I use w2k3 and think that have a tunned tread scheduler and work better than xp.

but sometimes the OS really balances and you see 100% cpu spikes on cpu0 and cpu1 and the games perform a litle better, but that caind of balancing never runs for more than a few minutes and the OS swicht the game to one core only.

 

Viditor

Diamond Member
Oct 25, 1999
3,290
0
0
What an amazing first post...you are MOST welcomed!!!
It's long been known that the load balancing of Windows is incredibly bad, which makes me wonder if there will be any improvement in Vista...
RFC, do you happen to have a copy of the Vista beta to test?
 

RFC Rudel

Member
Oct 19, 2005
49
1
66
Originally posted by: Viditor
What an amazing first post...you are MOST welcomed!!!
It's long been known that the load balancing of Windows is incredibly bad, which makes me wonder if there will be any improvement in Vista...
RFC, do you happen to have a copy of the Vista beta to test?
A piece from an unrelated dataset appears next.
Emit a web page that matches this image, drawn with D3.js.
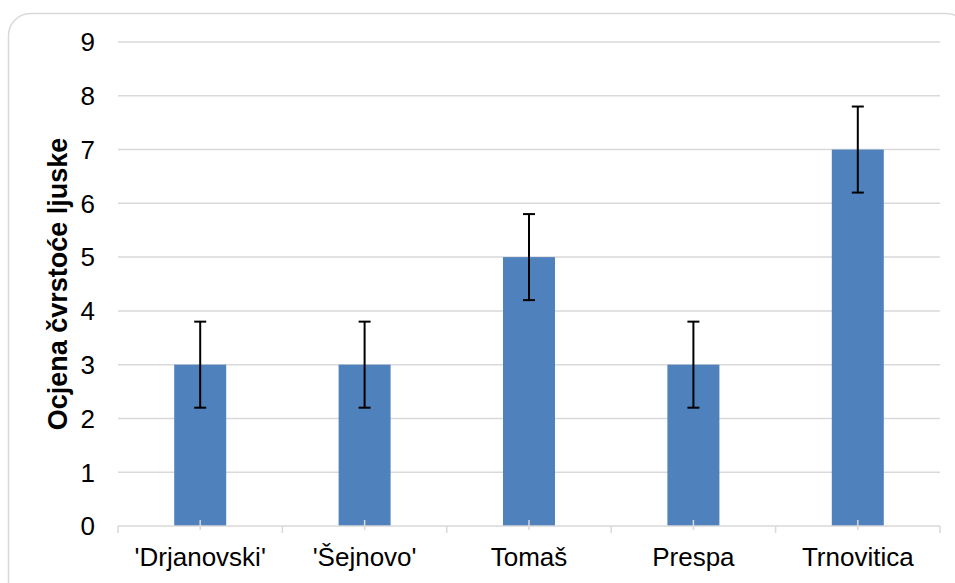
<!DOCTYPE html>
<html>
<head>
<meta charset="utf-8">
<script src="https://cdn.jsdelivr.net/npm/d3@7"></script>
<style>
  body { margin: 0; background: #fff; }
  svg { font-family: "Liberation Sans", Arial, sans-serif; }
</style>
</head>
<body>
<svg id="chart" width="955" height="583"></svg>
<script>
const categories = ["'Drjanovski'", "'Šejnovo'", "Tomaš", "Prespa", "Trnovitica"];
const values = [3, 3, 5, 3, 7];
const errors = [0.8, 0.8, 0.8, 0.8, 0.8];
const yTicks = [0, 1, 2, 3, 4, 5, 6, 7, 8, 9];
const yTitle = "Ocjena čvrstoće ljuske";

const svg = d3.select("#chart");
const margin = { top: 42, right: 15, bottom: 57, left: 118 };
const width = 955 - margin.left - margin.right;
const height = 583 - margin.top - margin.bottom;

// outer frame, runs off the right and bottom edges
svg.append("rect")
  .attr("x", 8.5).attr("y", 13.5)
  .attr("width", 960).attr("height", 590)
  .attr("rx", 22).attr("ry", 22)
  .attr("fill", "#fff")
  .attr("stroke", "#d9d9d9")
  .attr("stroke-width", 1.5);

const g = svg.append("g").attr("transform", `translate(${margin.left}, ${margin.top})`);

const x = d3.scaleBand().domain(categories).range([0, width]).paddingInner(0).paddingOuter(0);
const y = d3.scaleLinear().domain([0, 9]).range([height, 0]);

// gridlines
g.append("g")
  .selectAll("line")
  .data(yTicks.filter(d => d > 0))
  .enter()
  .append("line")
  .attr("x1", 0).attr("x2", width)
  .attr("y1", d => y(d)).attr("y2", d => y(d))
  .attr("stroke", "#d9d9d9")
  .attr("stroke-width", 1.5);

// y tick labels
g.append("g")
  .selectAll("text")
  .data(yTicks)
  .enter()
  .append("text")
  .attr("x", -23)
  .attr("y", d => y(d))
  .attr("dy", "0.36em")
  .attr("text-anchor", "end")
  .attr("font-size", 26)
  .attr("fill", "#000")
  .text(d => d);

// bars
const barW = 52;
g.selectAll(".bar")
  .data(values)
  .enter()
  .append("rect")
  .attr("class", "bar")
  .attr("fill", "#4f81bd")
  .attr("x", (d, i) => x(categories[i]) + x.bandwidth() / 2 - barW / 2)
  .attr("y", d => y(d))
  .attr("width", barW)
  .attr("height", d => height - y(d));

// x axis line and ticks
const axis = g.append("g").attr("transform", `translate(0, ${height})`);
axis.append("line")
  .attr("x1", 0).attr("x2", width)
  .attr("stroke", "#d9d9d9").attr("stroke-width", 1.5);
const bounds = categories.map(c => x(c)).concat([width]);
axis.selectAll(".tb")
  .data(bounds)
  .enter()
  .append("line")
  .attr("x1", d => d).attr("x2", d => d)
  .attr("y1", 0).attr("y2", 7)
  .attr("stroke", "#d9d9d9").attr("stroke-width", 1.5);
axis.selectAll(".tc")
  .data(categories)
  .enter()
  .append("line")
  .attr("x1", d => x(d) + x.bandwidth() / 2).attr("x2", d => x(d) + x.bandwidth() / 2)
  .attr("y1", -6).attr("y2", 4)
  .attr("stroke", "#d9d9d9").attr("stroke-width", 1.5);
axis.selectAll(".xl")
  .data(categories)
  .enter()
  .append("text")
  .attr("x", d => x(d) + x.bandwidth() / 2)
  .attr("y", 40)
  .attr("text-anchor", "middle")
  .attr("font-size", 26)
  .attr("fill", "#000")
  .text(d => d);

// error bars
const eb = g.append("g").attr("stroke", "#000").attr("stroke-width", 2);
values.forEach((v, i) => {
  const cx = x(categories[i]) + x.bandwidth() / 2;
  const lo = y(v - errors[i]), hi = y(v + errors[i]);
  eb.append("line").attr("x1", cx).attr("x2", cx).attr("y1", hi).attr("y2", lo);
  eb.append("line").attr("x1", cx - 6).attr("x2", cx + 6).attr("y1", hi).attr("y2", hi);
  eb.append("line").attr("x1", cx - 6).attr("x2", cx + 6).attr("y1", lo).attr("y2", lo);
});

// y axis title
svg.append("text")
  .attr("transform", `translate(67, ${margin.top + height / 2}) rotate(-90)`)
  .attr("text-anchor", "middle")
  .attr("font-size", 27)
  .attr("font-weight", "bold")
  .attr("fill", "#000")
  .text(yTitle);
</script>
</body>
</html>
vista kernel is based on the w2k3 and the current beta do not support SATA drives!!!, is to early to test it, no to mention lack of bug free and tunned drivers.


I espect that some sort of WRM came with Vista or a leat a better tunning.


 

Viditor

Diamond Member
Oct 25, 1999
3,290
0
0
Good info...thanks, mate!
MS has made some cryptic remarks in the past as to Vista being more geared towards multicore chips, and I've had a suspicion that this was the reason. Please, when we get a more stable and usable version, if you are able to bench your results would be GREATLY appreciated!

Cheers!
 

biostud

Lifer
Feb 27, 2003
19,884
6,985
136
even though the process is manual, do you need to set affinity every time you reboot or can you save the settings?